Second, an imagistic representation, like a perceptual representation, has an internal structure of parts and relations. Accurate perceptual representations will stand in a relation of structural isomorphism to the objects they represent. Call this kind of representation map-like representation. Map-like representation is attested in studies of mental object rotation (Shepard & Feng, Cog Psych 1972) and amodal completion (van Lier & Wagemans, JEP: Human Perception and Performance 1999).
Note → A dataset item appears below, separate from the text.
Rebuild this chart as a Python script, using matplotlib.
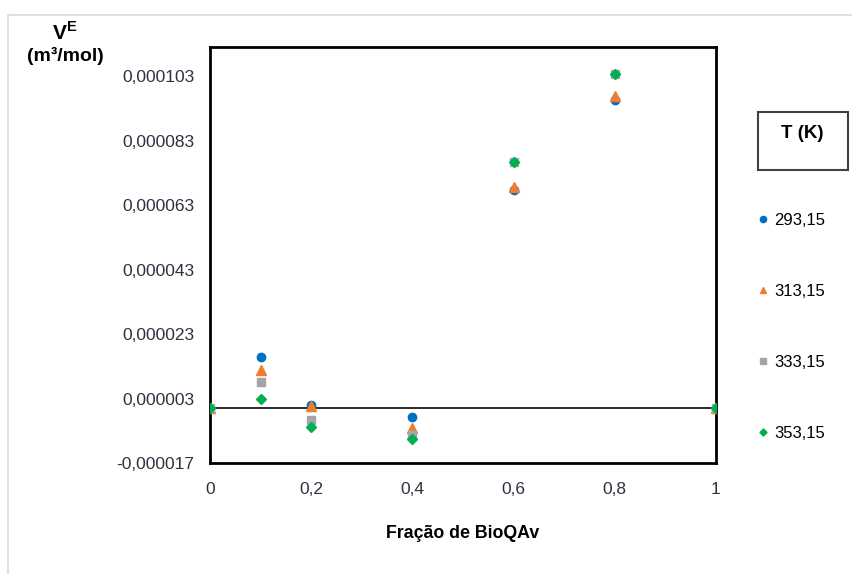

In terms of gauge-like representation, we can define admissible morphing transformations by which we take memories of processes and uniformly translate them across one or more dimensions of perceptual similarity space. By this means we can imagine that a certain bending transformation that we have seen applied to a spring can be applied to a cylinder of baking dough (Schmidt, Fleming, et al. Cognition 2019). Or we can imagine that certain dance step that we have seen performed by a woman can be performed by a man. In terms of map-like representations we can define admissible geometric transformations. By means of these we are able to imagine what an object will look like from the other side (Cooper, JEP: Learning, Memory and Cognition 1990) and decide whether two objects will fit into each other (Hafri & Firestone, Trends in Cognitive Sciences 2021).

My hypothesis is that all realistic courses of imagining can be generated from material supplied by memory by means of some combination of permissible transformations defined in these ways (which I will here only illustrate). Of those so generated, the realistic ones are those compatible with prior belief.